Starting with a brand new, Ford-licensed steel body, Revology builds new Mustangs. The new cars are more than an assemblage of repop parts though, with modern touches like LED lighting and a hidden antenna. Revology even goes so far as to add reinforcement beams in the doors, three-point seat belts and a collapsible steering column. You’re getting about as close to a 2017/1966 Mustang as possible here.

This particular unit has a bunch of Shelby accessories, including the hood (with scoop), quarter windows, side scoops and mirrors, plus stripes and badging. With the 17” Vintage Wheels Works V45s tucked in tight, it’s got the ‘60s look, but the underpinnings have been brought up to modern standards. Thirteen-inch disc brakes in each corner with six-piston calipers bring the pony to a halt in a hurry, while the power rack and pinion steering and unequal-length front control arms allow finessing of the turns that’d make Bud Moore jealous.
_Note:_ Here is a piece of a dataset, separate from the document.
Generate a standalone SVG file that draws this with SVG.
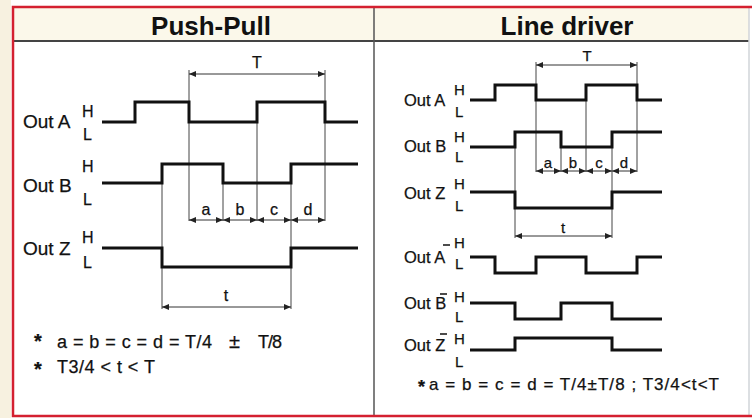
<svg xmlns="http://www.w3.org/2000/svg" width="752" height="418" viewBox="0 0 752 418">
<defs>
<marker id="arr" viewBox="0 0 7 6" markerWidth="7" markerHeight="6" refX="7" refY="3" orient="auto-start-reverse" markerUnits="userSpaceOnUse">
<path d="M0,0 L7,3 L0,6 z" fill="#222"/>
</marker>
<style>
.sig{fill:none;stroke:#111;stroke-width:3;stroke-linejoin:miter}
.ext{stroke:#444;stroke-width:1;fill:none}
.dim{stroke:#333;stroke-width:1;fill:none;marker-start:url(#arr);marker-end:url(#arr)}
.t{font-family:"Liberation Sans",Arial,sans-serif;fill:#111;stroke:#111;stroke-width:0.25}
.title{font-size:26px;font-weight:bold;text-anchor:middle;stroke:none}
.lbl{font-size:19px}
.lblr{font-size:16.5px}
.hl{font-size:16px}
.hlr{font-size:15px}
.dl{font-size:16px;text-anchor:middle}
.dlr{font-size:15px;text-anchor:middle}
.bar{stroke:#111;stroke-width:1.5}
</style>
</defs>
<rect x="0" y="0" width="752" height="418" fill="#ffffff"/>
<rect x="0" y="0" width="11" height="418" fill="#f7f1e0"/>
<g id="frame">
<rect x="13" y="7" width="736" height="34" fill="#fbf8ea"/>
<line x1="13" y1="41" x2="749" y2="41" stroke="#444" stroke-width="2"/>
<line x1="374" y1="7" x2="374" y2="416" stroke="#555" stroke-width="1.5"/>
<line x1="749" y1="7" x2="749" y2="416" stroke="#d0d4d8" stroke-width="1.5"/>
<path d="M752,7 H13 V416 H752" fill="none" stroke="#d42030" stroke-width="2.5"/>
<text class="t title" x="211" y="35">Push-Pull</text>
<text class="t title" x="567" y="35">Line driver</text>
</g>
<g id="connectors">
<path class="ext" d="M189,70 V221 M325,70 V221 M257,102 V221 M223,164 V221 M162,164 V309 M291,164 V309"/>
<line class="dim" x1="189" y1="74" x2="325" y2="74"/>
<line class="dim" x1="189" y1="220" x2="223" y2="220"/>
<line class="dim" x1="223" y1="220" x2="257" y2="220"/>
<line class="dim" x1="257" y1="220" x2="291" y2="220"/>
<line class="dim" x1="291" y1="220" x2="325" y2="220"/>
<line class="dim" x1="162" y1="307" x2="291" y2="307"/>
<path class="ext" d="M536,62 V172 M637,62 V172 M586,85 V172 M561,132 V172 M515,132 V238 M612,132 V238"/>
<line class="dim" x1="536" y1="65" x2="637" y2="65"/>
<line class="dim" x1="536" y1="171" x2="561" y2="171"/>
<line class="dim" x1="561" y1="171" x2="586" y2="171"/>
<line class="dim" x1="586" y1="171" x2="612" y2="171"/>
<line class="dim" x1="612" y1="171" x2="637" y2="171"/>
<line class="dim" x1="515" y1="236" x2="612" y2="236"/>
<text class="t dl" x="257" y="68">T</text>
<text class="t dl" x="206" y="215">a</text>
<text class="t dl" x="240" y="215">b</text>
<text class="t dl" x="274" y="215">c</text>
<text class="t dl" x="308" y="215">d</text>
<text class="t dl" x="226" y="301">t</text>
<text class="t dlr" x="587" y="61">T</text>
<text class="t dlr" x="548" y="168">a</text>
<text class="t dlr" x="573" y="168">b</text>
<text class="t dlr" x="599" y="168">c</text>
<text class="t dlr" x="624" y="168">d</text>
<text class="t dlr" x="563" y="233">t</text>
</g>
<g id="pp-outA">
<text class="t lbl" x="23" y="128">Out A</text>
<text class="t hl" x="82" y="117">H</text>
<text class="t hl" x="83" y="140">L</text>
<path class="sig" d="M102,122 H135 V102 H189 V122 H257 V102 H325 V122 H358"/>
</g>
<g id="pp-outB">
<text class="t lbl" x="23" y="192">Out B</text>
<text class="t hl" x="82" y="172">H</text>
<text class="t hl" x="83" y="205">L</text>
<path class="sig" d="M102,183 H162 V164 H223 V183 H291 V164 H358"/>
</g>
<g id="pp-outZ">
<text class="t lbl" x="23" y="255">Out Z</text>
<text class="t hl" x="82" y="243">H</text>
<text class="t hl" x="83" y="268">L</text>
<path class="sig" d="M102,248 H162 V267 H291 V248 H358"/>
</g>
<g id="pp-notes">
<text class="t" x="34" y="348" font-size="20" font-weight="bold">*</text>
<text class="t" x="57" y="348" font-size="18" textLength="155" lengthAdjust="spacing">a = b = c = d = T/4</text>
<text class="t" x="229" y="348" font-size="20">±</text>
<text class="t" x="258" y="348" font-size="18" textLength="24" lengthAdjust="spacing">T/8</text>
<text class="t" x="34" y="376" font-size="20" font-weight="bold">*</text>
<text class="t" x="57" y="373" font-size="18" textLength="98" lengthAdjust="spacing">T3/4 &lt; t &lt; T</text>
</g>
<g id="ld-outA">
<text class="t lblr" x="404" y="106">Out A</text>
<text class="t hlr" x="454" y="95">H</text>
<text class="t hlr" x="455" y="117">L</text>
<path class="sig" d="M470,100 H495 V85 H536 V100 H586 V85 H637 V100 H662"/>
</g>
<g id="ld-outB">
<text class="t lblr" x="404" y="152">Out B</text>
<text class="t hlr" x="454" y="142">H</text>
<text class="t hlr" x="455" y="162">L</text>
<path class="sig" d="M470,147 H515 V132 H561 V147 H612 V132 H662"/>
</g>
<g id="ld-outZ">
<text class="t lblr" x="404" y="199">Out Z</text>
<text class="t hlr" x="454" y="189">H</text>
<text class="t hlr" x="455" y="211">L</text>
<path class="sig" d="M470,192 H515 V208 H612 V192 H662"/>
</g>
<g id="ld-outAbar">
<text class="t lblr" x="404" y="263">Out A</text>
<line class="bar" x1="443" y1="245" x2="450" y2="245"/>
<text class="t hlr" x="454" y="248">H</text>
<text class="t hlr" x="455" y="269">L</text>
<path class="sig" d="M470,257 H495 V273 H536 V257 H586 V273 H637 V257 H662"/>
</g>
<g id="ld-outBbar">
<text class="t lblr" x="404" y="309">Out B</text>
<line class="bar" x1="440" y1="294" x2="447" y2="294"/>
<text class="t hlr" x="454" y="302">H</text>
<text class="t hlr" x="455" y="322">L</text>
<path class="sig" d="M470,303 H515 V319 H561 V303 H612 V319 H662"/>
</g>
<g id="ld-outZbar">
<text class="t lblr" x="404" y="351">Out Z</text>
<line class="bar" x1="440" y1="334" x2="447" y2="334"/>
<text class="t hlr" x="454" y="344">H</text>
<text class="t hlr" x="455" y="367">L</text>
<path class="sig" d="M470,350 H515 V338 H612 V350 H662"/>
</g>
<g id="ld-notes">
<text class="t" x="418" y="393" font-size="18" font-weight="bold">*</text>
<text class="t" x="429" y="390" font-size="17" textLength="290" lengthAdjust="spacing">a = b = c = d = T/4±T/8 ; T3/4&lt;t&lt;T</text>
</g>
</svg>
Naturally, out back is a Ford 9” boasting 3.89 cogs, an Eaton Truetrac differential and 31-spline axles. It’s located with a three-link and panhard rod and coilovers for the bounce. What may surprise you is that the rearend has been fitted with an electronic parking brake.

Twenty-first century tweaks continue under the hood, with a 5.0L Ford Coyote engine doing work. The Coyote is Ford’s answer to GM’s LS-series, and let’s say the Blue Oval boys came back up swinging. On the low side of the spectrum, these engines are rated at 412hp and things escalate from there. Behind this modern, twin cam marvel is a T-56 six-speed from Tremec, making for thrilling acceleration and mellow cruising.

Inside you’ll find more era-mixing, with Shelby seats and a reproduction Shelby steering wheel on a tilt column, sitting right next to a double-DIN navigation screen and VHX-1060 analog/digital instruments (courtesy of yours truly). Those manual window cranks are indeed for the windows, but they’re power switches in disguise. Power locks with remote, air conditioning, and blue tooth functionality for the stereo system are also hiding in plain sight, blurring the line between resto and late model.

I wasn’t this big of a dreamer when I was a child, I just wanted an old car, but Revology really has something going here, making what’s new, old. Their particular brand of Mustang has a lot of appeal to those who don’t want to invest countless hours, dollars, tears, units of effort, etc. into resurrecting an old hulk, only to find it continually requires maintenance (read: more hours, dollars, tears, units of effort). It’s the best of both worlds; new car features without losing the soul. And soul is what this hobby is about.